### SUPPLIED INFORMATION

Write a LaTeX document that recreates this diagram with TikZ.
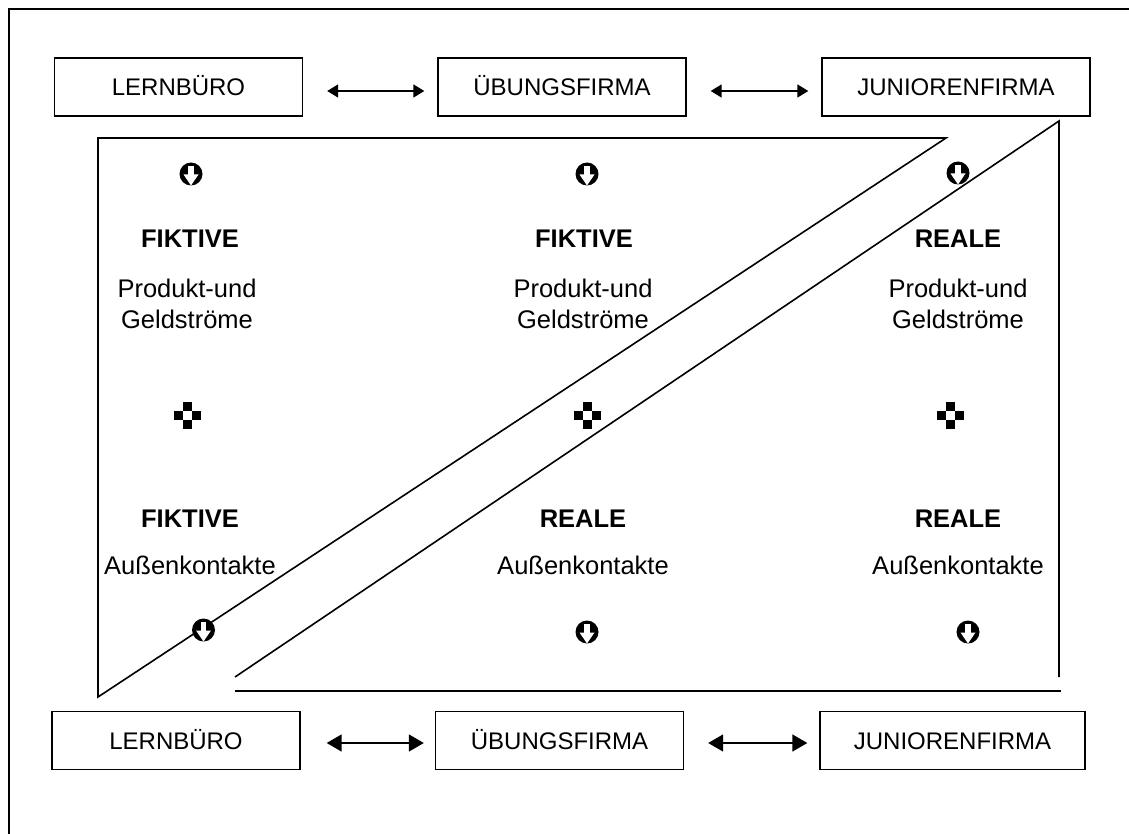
\documentclass[tikz,border=0pt]{standalone}
\usepackage{fontspec}
\setmainfont{Liberation Sans}
\usetikzlibrary{arrows.meta}

\begin{document}
\begin{tikzpicture}[x=1pt,y=-1pt,
  box/.style={draw,line width=1.4pt,minimum width=248pt,minimum height=58pt,
    inner sep=0pt,font=\fontsize{24}{28}\selectfont,text height=17pt,text depth=0pt},
  lbl/.style={anchor=base,inner sep=0pt,font=\fontsize{25.5}{30}\selectfont},
  hd/.style={lbl,font=\fontsize{25.5}{30}\selectfont\bfseries},
  tri/.style={line width=1.6pt},
  arr/.style={line width=1.6pt,{Triangle[length=11pt,width=13pt]}-{Triangle[length=11pt,width=13pt]}},
  arrb/.style={line width=1.6pt,{Triangle[length=15pt,width=17pt]}-{Triangle[length=15pt,width=17pt]}},
  downsym/.pic={
    \fill (0,0) circle (11.5);
    \fill[white] (-2.6,-8) rectangle (2.6,2);
    \fill[white] (-7.5,0.5) -- (7.5,0.5) -- (0,11.5) -- cycle;
  },
  plussym/.pic={
    \fill (-4.5,-13.5) rectangle (4.5,-4.5);
    \fill (-4.5,4.5) rectangle (4.5,13.5);
    \fill (-13.5,-4.5) rectangle (-4.5,4.5);
    \fill (4.5,-4.5) rectangle (13.5,4.5);
  }]
\useasboundingbox (0,0) rectangle (1129,834);

% open outer frame
\draw[line width=2.8pt] (9,834) -- (9,9) -- (1129,9);

% upper row of boxes
\node[box] (lt) at (178.5,87) {LERNBÜRO};
\node[box] (ut) at (562,87) {ÜBUNGSFIRMA};
\node[box,minimum width=268pt] (jt) at (956,87) {JUNIORENFIRMA};
\draw[arr] ([shift={(24,4)}]lt.east) -- ([shift={(-13,4)}]ut.west);
\draw[arr] ([shift={(24,4)}]ut.east) -- ([shift={(-13,4)}]jt.west);

% lower row of boxes
\node[box] (lb) at (176,740.5) {LERNBÜRO};
\node[box] (ub) at (559.5,740.5) {ÜBUNGSFIRMA};
\node[box,minimum width=265pt] (jb) at (952.5,740.5) {JUNIORENFIRMA};
\draw[arrb] ([shift={(26,2.5)}]lb.east) -- ([shift={(-11,2.5)}]ub.west);
\draw[arrb] ([shift={(24,2.5)}]ub.east) -- ([shift={(-12,2.5)}]jb.west);

% the two triangles
\draw[tri] (98,138) -- (946,138) -- (98,697) -- cycle;
\draw[tri] (235,677) -- (1059,121) -- (1059,677);
\draw[tri] (235,691) -- (1061,691);

% symbols
\pic at (191,174) {downsym};
\pic at (587,174) {downsym};
\pic at (958,173) {downsym};
\pic at (203.5,630) {downsym};
\pic at (587,632) {downsym};
\pic at (968,632) {downsym};
\pic at (187,415) {plussym};
\pic at (587.5,415) {plussym};
\pic at (950,415) {plussym};

% column texts
\node[hd]  (a1) at (190,248) {FIKTIVE};
\node[lbl] (a2) at (187,297) {Produkt-und};
\node[lbl] (a3) at (187,328) {Geldströme};
\node[hd]  (a4) at (190,527) {FIKTIVE};
\node[lbl] (a5) at (190,574) {Außenkontakte};

\node[hd]  (b1) at (584,248) {FIKTIVE};
\node[lbl] (b2) at (583,297) {Produkt-und};
\node[lbl] (b3) at (583,328) {Geldströme};
\node[hd]  (b4) at (583,527) {REALE};
\node[lbl] (b5) at (583,574) {Außenkontakte};

\node[hd]  (c1) at (958,248) {REALE};
\node[lbl] (c2) at (958,297) {Produkt-und};
\node[lbl] (c3) at (958,328) {Geldströme};
\node[hd]  (c4) at (958,527) {REALE};
\node[lbl] (c5) at (958,574) {Außenkontakte};
\end{tikzpicture}
\end{document}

######

DIRECTIVE — Repeat the listing in full and exactly. Leave any pictures out.

FULL OUTPUT —
Write a LaTeX document that recreates this diagram with TikZ.
\documentclass[tikz,border=0pt]{standalone}
\usepackage{fontspec}
\setmainfont{Liberation Sans}
\usetikzlibrary{arrows.meta}

\begin{document}
\begin{tikzpicture}[x=1pt,y=-1pt,
  box/.style={draw,line width=1.4pt,minimum width=248pt,minimum height=58pt,
    inner sep=0pt,font=\fontsize{24}{28}\selectfont,text height=17pt,text depth=0pt},
  lbl/.style={anchor=base,inner sep=0pt,font=\fontsize{25.5}{30}\selectfont},
  hd/.style={lbl,font=\fontsize{25.5}{30}\selectfont\bfseries},
  tri/.style={line width=1.6pt},
  arr/.style={line width=1.6pt,{Triangle[length=11pt,width=13pt]}-{Triangle[length=11pt,width=13pt]}},
  arrb/.style={line width=1.6pt,{Triangle[length=15pt,width=17pt]}-{Triangle[length=15pt,width=17pt]}},
  downsym/.pic={
    \fill (0,0) circle (11.5);
    \fill[white] (-2.6,-8) rectangle (2.6,2);
    \fill[white] (-7.5,0.5) -- (7.5,0.5) -- (0,11.5) -- cycle;
  },
  plussym/.pic={
    \fill (-4.5,-13.5) rectangle (4.5,-4.5);
    \fill (-4.5,4.5) rectangle (4.5,13.5);
    \fill (-13.5,-4.5) rectangle (-4.5,4.5);
    \fill (4.5,-4.5) rectangle (13.5,4.5);
  }]
\useasboundingbox (0,0) rectangle (1129,834);

% open outer frame
\draw[line width=2.8pt] (9,834) -- (9,9) -- (1129,9);

% upper row of boxes
\node[box] (lt) at (178.5,87) {LERNBÜRO};
\node[box] (ut) at (562,87) {ÜBUNGSFIRMA};
\node[box,minimum width=268pt] (jt) at (956,87) {JUNIORENFIRMA};
\draw[arr] ([shift={(24,4)}]lt.east) -- ([shift={(-13,4)}]ut.west);
\draw[arr] ([shift={(24,4)}]ut.east) -- ([shift={(-13,4)}]jt.west);

% lower row of boxes
\node[box] (lb) at (176,740.5) {LERNBÜRO};
\node[box] (ub) at (559.5,740.5) {ÜBUNGSFIRMA};
\node[box,minimum width=265pt] (jb) at (952.5,740.5) {JUNIORENFIRMA};
\draw[arrb] ([shift={(26,2.5)}]lb.east) -- ([shift={(-11,2.5)}]ub.west);
\draw[arrb] ([shift={(24,2.5)}]ub.east) -- ([shift={(-12,2.5)}]jb.west);

% the two triangles
\draw[tri] (98,138) -- (946,138) -- (98,697) -- cycle;
\draw[tri] (235,677) -- (1059,121) -- (1059,677);
\draw[tri] (235,691) -- (1061,691);

% symbols
\pic at (191,174) {downsym};
\pic at (587,174) {downsym};
\pic at (958,173) {downsym};
\pic at (203.5,630) {downsym};
\pic at (587,632) {downsym};
\pic at (968,632) {downsym};
\pic at (187,415) {plussym};
\pic at (587.5,415) {plussym};
\pic at (950,415) {plussym};

% column texts
\node[hd]  (a1) at (190,248) {FIKTIVE};
\node[lbl] (a2) at (187,297) {Produkt-und};
\node[lbl] (a3) at (187,328) {Geldströme};
\node[hd]  (a4) at (190,527) {FIKTIVE};
\node[lbl] (a5) at (190,574) {Außenkontakte};

\node[hd]  (b1) at (584,248) {FIKTIVE};
\node[lbl] (b2) at (583,297) {Produkt-und};
\node[lbl] (b3) at (583,328) {Geldströme};
\node[hd]  (b4) at (583,527) {REALE};
\node[lbl] (b5) at (583,574) {Außenkontakte};

\node[hd]  (c1) at (958,248) {REALE};
\node[lbl] (c2) at (958,297) {Produkt-und};
\node[lbl] (c3) at (958,328) {Geldströme};
\node[hd]  (c4) at (958,527) {REALE};
\node[lbl] (c5) at (958,574) {Außenkontakte};
\end{tikzpicture}
\end{document}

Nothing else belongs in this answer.